What if: the Business Plot (White House Putsch) of 1934

Wait, if i am correct, was general Butler a Stalinist agent.

Dickstein, who ran the commission that investigated this, was a known KGB agent. Butler himself was a Hard-Left activist, but I don't know if that translated to Sovietphillia.
 
Dickstein, who ran the commission that investigated this, was a known KGB agent. Butler himself was a Hard-Left activist, but I don't know if that translated to Sovietphillia.
Well even if this was only a small talk by some business people, it surprise me that some of them admired fascism while several years later they would earn a lor of money fighting it.
 
What was Butler's history as a hard left activist?
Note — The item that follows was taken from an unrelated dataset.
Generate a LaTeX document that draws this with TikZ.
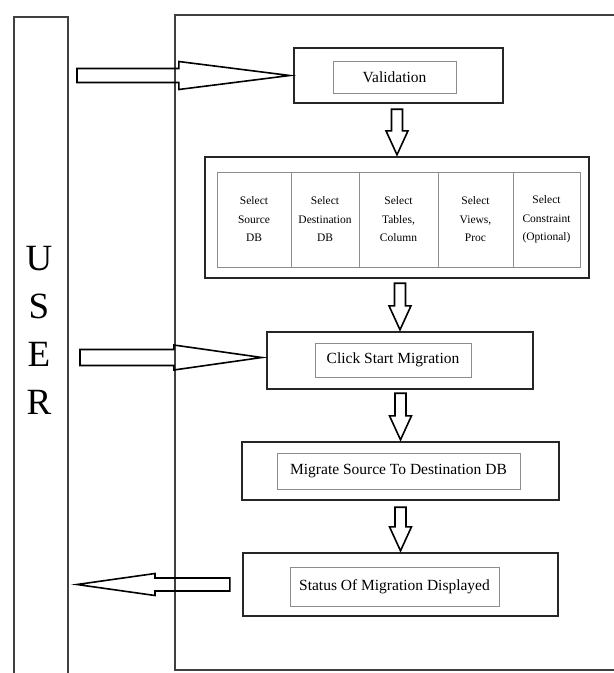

The big things I know of are: he was considered "unreliable" by his superiors in WW1 (not sure of the context of this), he was a hard-core Prohibition supporter (a Progressive cause at the time), he vocally supported and participated in the Bonus Army, and he spent most of the early 1930s giving speeches denouncing big business for war profiteering and crypto-fascism. The last is most significant (the first being hard to judge without context, and the others being not too particularly outside the Overton Window). From his Wikipedia article (standard disclaimer about Wikipedia applies):
He became widely known for his outspoken lectures against war profiteering, U.S. military adventurism, and what he viewed as nascent fascism in the United States.

In December 1933, Butler toured the country with James E. Van Zandt to recruit members for the Veterans of Foreign Wars (VFW). He described their effort as "trying to educate the soldiers out of the sucker class." In his speeches he denounced the Economy Act of 1933, called on veterans to organize politically to win their benefits, and condemned the FDR administration for its ties to big business. The VFW reprinted one of his speeches with the title "You Got to Get Mad" in its magazine Foreign Service. He said: "I believe in...taking Wall St. by the throat and shaking it up."[57] He believed the rival veterans' group the American Legion was controlled by banking interests. On December 8, 1933, he said: "I have never known one leader of the American Legion who had never sold them out—and I mean it."[58]
There's also some stuff there about him writing articles for Socialist magazines explicitly denouncing capitalism, but that looks like that happened after the alleged Plot.